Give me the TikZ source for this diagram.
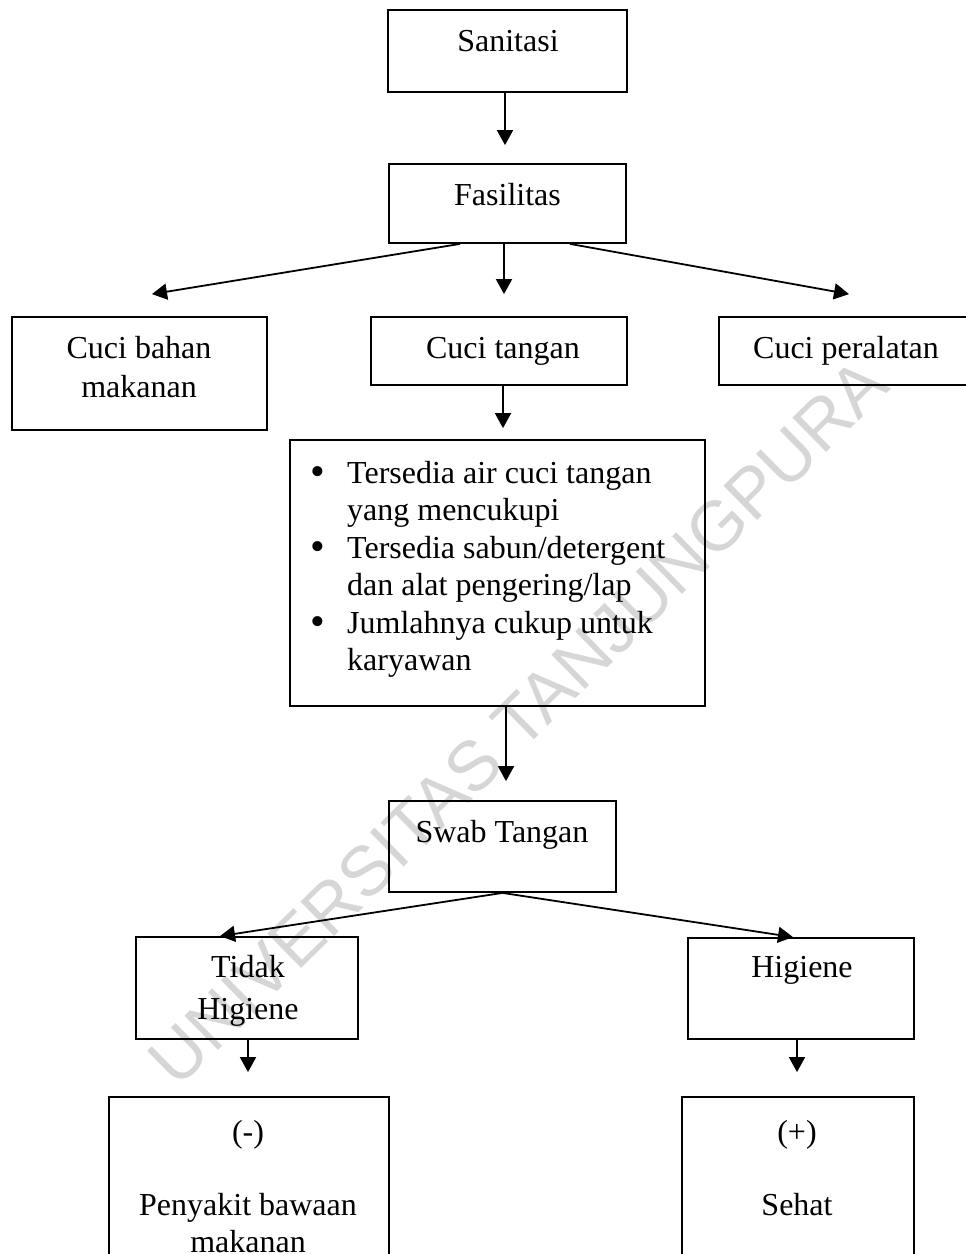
\documentclass[tikz,border=0pt]{standalone}
\usepackage{fontspec}
\setmainfont{Liberation Serif}
\newfontfamily\wmfont{Liberation Sans}
\usetikzlibrary{arrows.meta}

\tikzset{
	kotak/.style={draw, line width=1.8pt, inner sep=0pt},
	teks/.style={inner sep=0pt, font=\fontsize{32}{37.5}\selectfont},
	panah/.style={line width=1.8pt, -{Triangle[length=15pt, width=16pt]}},
	wmteks/.style={inner sep=0pt, text=black!16, font=\wmfont\fontsize{70}{70}\selectfont}
}
\newcommand{\butir}{\llap{\raisebox{-2.5pt}{\fontsize{42}{42}\selectfont\textbullet}\hspace{22pt}}}

\begin{document}
\begin{tikzpicture}[x=1pt, y=-1pt]
	\useasboundingbox (0,0) rectangle (966,1254);
	% watermark
	\node[wmteks, rotate=44.5] (wm) at (518,722) {UNIVERSITAS TANJUNGPURA};
	% kotak
	\node[kotak, minimum width=239pt, minimum height=82pt] (san) at (507.5,51) {};
	\node[kotak, minimum width=237pt, minimum height=79pt] (fas) at (507.5,203.5) {};
	\node[kotak, minimum width=255pt, minimum height=113pt] (bahan) at (139.5,373.5) {};
	\node[kotak, minimum width=256pt, minimum height=68pt] (tangan) at (499,351) {};
	\node[kotak, minimum width=256pt, minimum height=68pt] (alat) at (847,351) {};
	\node[kotak, minimum width=415pt, minimum height=266pt] (daftar) at (497.5,573) {};
	\node[kotak, minimum width=227pt, minimum height=91pt] (swab) at (502.5,846.5) {};
	\node[kotak, minimum width=222pt, minimum height=102pt] (tidak) at (247,988) {};
	\node[kotak, minimum width=226pt, minimum height=101pt] (hig) at (801,988.5) {};
	\node[kotak, minimum width=280pt, minimum height=193pt] (sakit) at (249,1193.5) {};
	\node[kotak, minimum width=232pt, minimum height=193pt] (sehat) at (798,1193.5) {};
	% teks
	\node[teks, anchor=base] (sanT) at (508,51) {Sanitasi};
	\node[teks, anchor=base] (fasT) at (507.5,205) {Fasilitas};
	\node[teks, anchor=north, align=center, font=\fontsize{32}{39}\selectfont] (bahanT) at (139,336) {Cuci bahan\\makanan};
	\node[teks, anchor=base] (tanganT) at (503,358) {Cuci tangan};
	\node[teks, anchor=base] (alatT) at (846,358) {Cuci peralatan};
	\node[teks, anchor=north west, align=left, font=\fontsize{32}{37.4}\selectfont] (daftarT) at (347,461)
		{\butir Tersedia air cuci tangan\\yang mencukupi\\\butir Tersedia sabun/detergent\\dan alat pengering/lap\\\butir Jumlahnya cukup untuk\\karyawan};
	\node[teks, anchor=base] (swabT) at (502,842) {Swab Tangan};
	\node[teks, anchor=north, align=center, font=\fontsize{32}{42}\selectfont] (tidakT) at (248,955) {Tidak\\Higiene};
	\node[teks, anchor=base] (higT) at (802,977) {Higiene};
	\node[teks, anchor=north, align=center] (sakitT) at (248,1120) {(-)\\[35.5pt]Penyakit bawaan\\makanan};
	\node[teks, anchor=north, align=center] (sehatT) at (797,1120) {(+)\\[35.5pt]Sehat};
	% panah
	\draw[panah] ([xshift=-2.5pt]san.south) -- ([xshift=-2.5pt, yshift=18pt]fas.north);
	\draw[panah] ([xshift=-3.5pt]fas.south) -- ([xshift=5pt, yshift=22pt]tangan.north);
	\draw[panah] ([xshift=-47.5pt]fas.south) -- ([xshift=12.5pt, yshift=22pt]bahan.north);
	\draw[panah] ([xshift=62.5pt]fas.south) -- ([xshift=2pt, yshift=22pt]alat.north);
	\draw[panah] ([xshift=4pt]tangan.south) -- ([xshift=5.5pt, yshift=11pt]daftar.north);
	\draw[panah] ([xshift=8.5pt]daftar.south) -- ([xshift=3.5pt, yshift=19pt]swab.north);
	\draw[panah] (swab.south) -- ([xshift=-27pt]tidak.north);
	\draw[panah] (swab.south) -- ([xshift=-8pt]hig.north);
	\draw[panah] ([xshift=1pt]tidak.south) -- ([xshift=-1pt, yshift=24pt]sakit.north);
	\draw[panah] ([xshift=-4pt]hig.south) -- ([xshift=-1pt, yshift=24pt]sehat.north);
\end{tikzpicture}
\end{document}
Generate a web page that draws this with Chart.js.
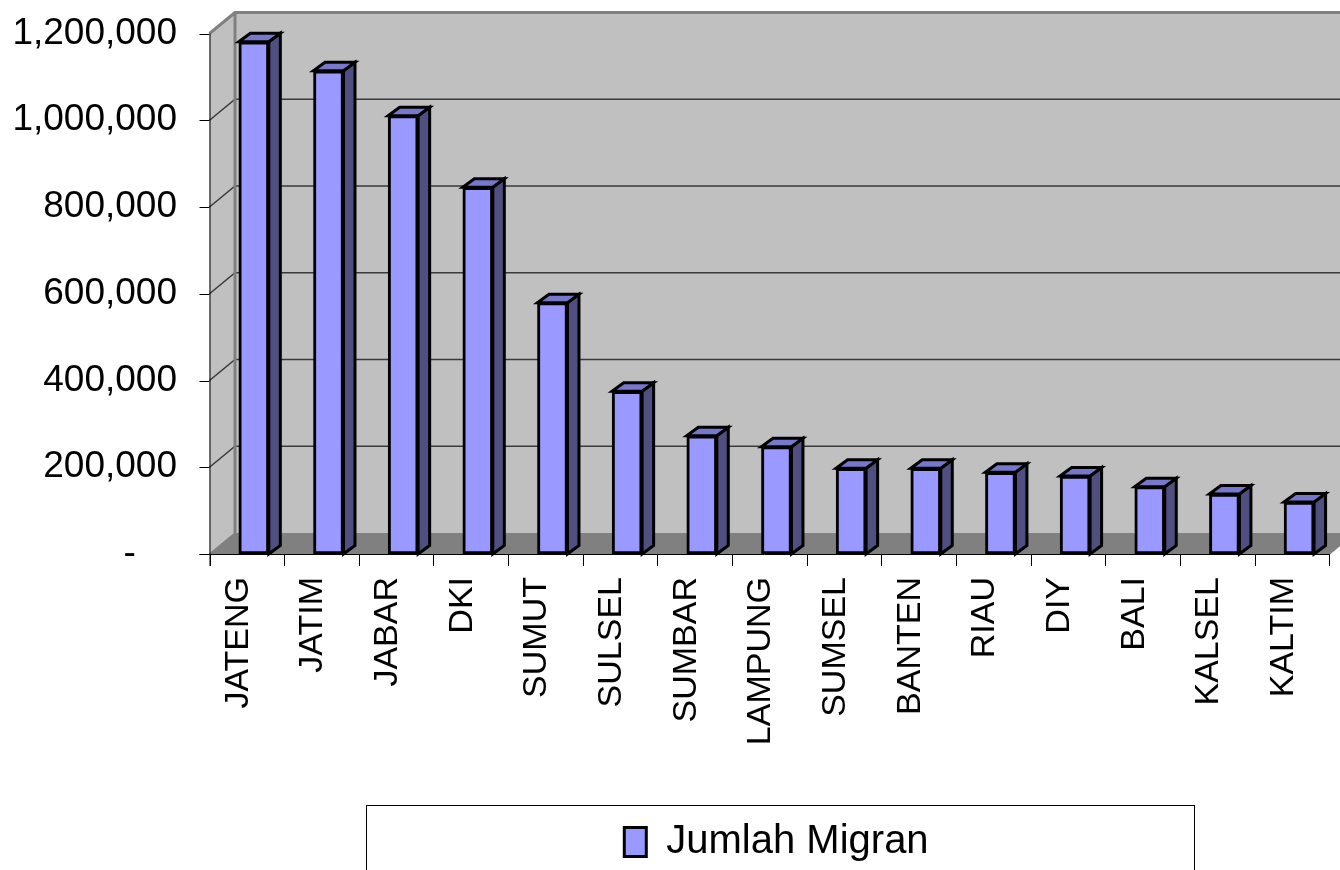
<!DOCTYPE html>
<html>
<head>
<meta charset="utf-8">
<script src="https://cdn.jsdelivr.net/npm/chart.js@4.4.1/dist/chart.umd.min.js"></script>
<style>
  html, body { margin: 0; padding: 0; background: #ffffff; }
  #wrap { width: 1340px; height: 870px; }
</style>
</head>
<body>
<div id="wrap"><canvas id="c" width="1340" height="870"></canvas></div>
<script>
// ---- data ----
const categories = ["JATENG", "JATIM", "JABAR", "DKI", "SUMUT", "SULSEL", "SUMBAR", "LAMPUNG", "SUMSEL", "BANTEN", "RIAU", "DIY", "BALI", "KALSEL", "KALTIM"];
const migrantValues = [1181000, 1114000, 1010500, 845400, 579400, 375100, 272700, 247400, 197600, 197600, 188400, 179800, 155200, 138300, 119900];
const seriesName = "Jumlah Migran";
const yTickMin = 0;
const yTickMax = 1200000;
const yTickStep = 200000;

// ---- styling constants ----
const FRONT = '#9999FF';
const SIDE = '#4F4F80';
const TOP = '#7777CC';
const WALL = '#C0C0C0';
const FLOOR = '#808080';
const EDGE = '#808080';
const DX = 25.5, DY = -21;      // wall depth offsets
const BDX = 11.5, BDY = -8.5;   // bar depth offsets
const FRONT_SHIFT = 7;          // front axis sits left of chart area

const threeD = {
  id: 'threeD',
  beforeDatasetsDraw(chart) {
    const ctx = chart.ctx;
    const ca = chart.chartArea;
    const ys = chart.scales.y;
    const n = categories.length;
    const cw = (ca.right - ca.left) / n;
    const fl = ca.left - FRONT_SHIFT;
    const fr = fl + n * cw;
    const y0 = ys.getPixelForValue(yTickMin);
    const yt = ys.getPixelForValue(yTickMax);
    const W = chart.width;
    ctx.save();
    // back wall
    ctx.fillStyle = WALL;
    ctx.fillRect(fl + DX, yt + DY, W - (fl + DX), (y0 + DY) - (yt + DY));
    // left wall
    ctx.beginPath();
    ctx.moveTo(fl, yt); ctx.lineTo(fl + DX, yt + DY); ctx.lineTo(fl + DX, y0 + DY); ctx.lineTo(fl, y0);
    ctx.closePath(); ctx.fill();
    // floor
    ctx.fillStyle = FLOOR;
    ctx.beginPath();
    ctx.moveTo(fl, y0); ctx.lineTo(fl + DX, y0 + DY); ctx.lineTo(fr + DX, y0 + DY); ctx.lineTo(fr, y0);
    ctx.closePath(); ctx.fill();
    // gridlines
    ctx.lineWidth = 1.5;
    ctx.strokeStyle = '#3a3a3a';
    for (let v = yTickMin + yTickStep; v < yTickMax; v += yTickStep) {
      const y = ys.getPixelForValue(v);
      ctx.beginPath();
      ctx.moveTo(fl, y); ctx.lineTo(fl + DX, y + DY); ctx.lineTo(W, y + DY);
      ctx.stroke();
    }
    // wall edges
    ctx.strokeStyle = EDGE;
    ctx.lineWidth = 3;
    ctx.beginPath();
    ctx.moveTo(fl, yt); ctx.lineTo(fl + DX, yt + DY); ctx.lineTo(W, yt + DY);
    ctx.moveTo(fl + DX, yt + DY); ctx.lineTo(fl + DX, y0 + DY);
    ctx.stroke();
    ctx.lineWidth = 1.5;
    ctx.beginPath();
    ctx.moveTo(fl, y0); ctx.lineTo(fl + DX, y0 + DY);
    ctx.moveTo(fr, y0); ctx.lineTo(fr + DX, y0 + DY);
    ctx.stroke();
    // axes (front)
    ctx.strokeStyle = '#000';
    ctx.lineWidth = 1;
    ctx.beginPath();
    ctx.moveTo(fl + 0.5, yt); ctx.lineTo(fl + 0.5, y0 + 12);
    ctx.moveTo(fl - 10, Math.round(y0) + 0.5); ctx.lineTo(fr, Math.round(y0) + 0.5);
    for (let v = yTickMin; v <= yTickMax; v += yTickStep) {
      const y = Math.round(ys.getPixelForValue(v)) + 0.5;
      ctx.moveTo(fl - 10, y); ctx.lineTo(fl, y);
    }
    for (let k = 0; k <= n; k++) {
      const x = Math.round(fl + k * cw) + 0.5;
      ctx.moveTo(x, y0); ctx.lineTo(x, y0 + 12);
    }
    ctx.stroke();
    // bar depth faces
    const meta = chart.getDatasetMeta(0);
    ctx.lineWidth = 3;
    ctx.lineJoin = 'miter';
    ctx.strokeStyle = '#000';
    meta.data.forEach(bar => {
      const p = bar.getProps(['x', 'y', 'base', 'width'], true);
      const l = p.x - p.width / 2, r = p.x + p.width / 2;
      // side
      ctx.fillStyle = SIDE;
      ctx.beginPath();
      ctx.moveTo(r, p.y); ctx.lineTo(r + BDX, p.y + BDY); ctx.lineTo(r + BDX, p.base + BDY); ctx.lineTo(r, p.base);
      ctx.closePath(); ctx.fill(); ctx.stroke();
      // top
      ctx.fillStyle = TOP;
      ctx.beginPath();
      ctx.moveTo(l, p.y); ctx.lineTo(l + BDX, p.y + BDY); ctx.lineTo(r + BDX, p.y + BDY); ctx.lineTo(r, p.y);
      ctx.closePath(); ctx.fill(); ctx.stroke();
    });
    ctx.restore();
  },
  afterDraw(chart) {
    const ctx = chart.ctx;
    const ca = chart.chartArea;
    const cx = (ca.left + ca.right) / 2 + 3.5;
    ctx.save();
    ctx.strokeStyle = '#000';
    ctx.lineWidth = 1;
    ctx.strokeRect(Math.round(cx - 414) + 0.5, 805.5, 828, 120);
    ctx.restore();
  }
};

new Chart(document.getElementById('c'), {
  type: 'bar',
  data: {
    labels: categories,
    datasets: [{
      label: seriesName,
      data: migrantValues,
      backgroundColor: FRONT,
      borderColor: '#000',
      borderWidth: 3,
      borderSkipped: false,
      barThickness: 30,
    }]
  },
  options: {
    responsive: false,
    animation: false,
    layout: { padding: { top: 33.5, right: 3.5, left: 0, bottom: 0 } },
    scales: {
      x: {
        type: 'category',
        grid: { display: false, drawTicks: true, tickLength: 23 },
        border: { display: false },
        ticks: {
          autoSkip: false,
          minRotation: 90,
          maxRotation: 90,
          padding: 0,
          labelOffset: -15.5,
          color: '#000',
          font: { family: "'Liberation Sans', Arial, sans-serif", size: 34 }
        },
        afterFit(scale) { scale.height = 268; }
      },
      y: {
        min: yTickMin,
        max: yTickMax,
        grid: { display: false, drawTicks: true, tickLength: 39.5 },
        border: { display: false },
        ticks: {
          stepSize: yTickStep,
          padding: 0,
          color: '#000',
          font: { family: "'Liberation Sans', Arial, sans-serif", size: 37 },
          callback: (v) => v === 0 ? '-\u2007\u2007' : Number(v).toLocaleString('en-US')
        },
        afterFit(scale) { scale.width = 216.5; }
      }
    },
    plugins: {
      legend: {
        display: true,
        position: 'bottom',
        fullSize: false,
        maxHeight: 48,
        labels: {
          boxWidth: 22,
          boxHeight: 29,
          padding: 0,
          color: '#000',
          font: { family: "'Liberation Sans', Arial, sans-serif", size: 40 }
        }
      },
      tooltip: { enabled: false }
    }
  },
  plugins: [threeD]
});
</script>
</body>
</html>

# What is expected
In the lines above, locate the string "this". Copy every line where it occurs.

# Output of the exercise
Give me the TikZ source for this diagram.
Generate a web page that draws this with Chart.js.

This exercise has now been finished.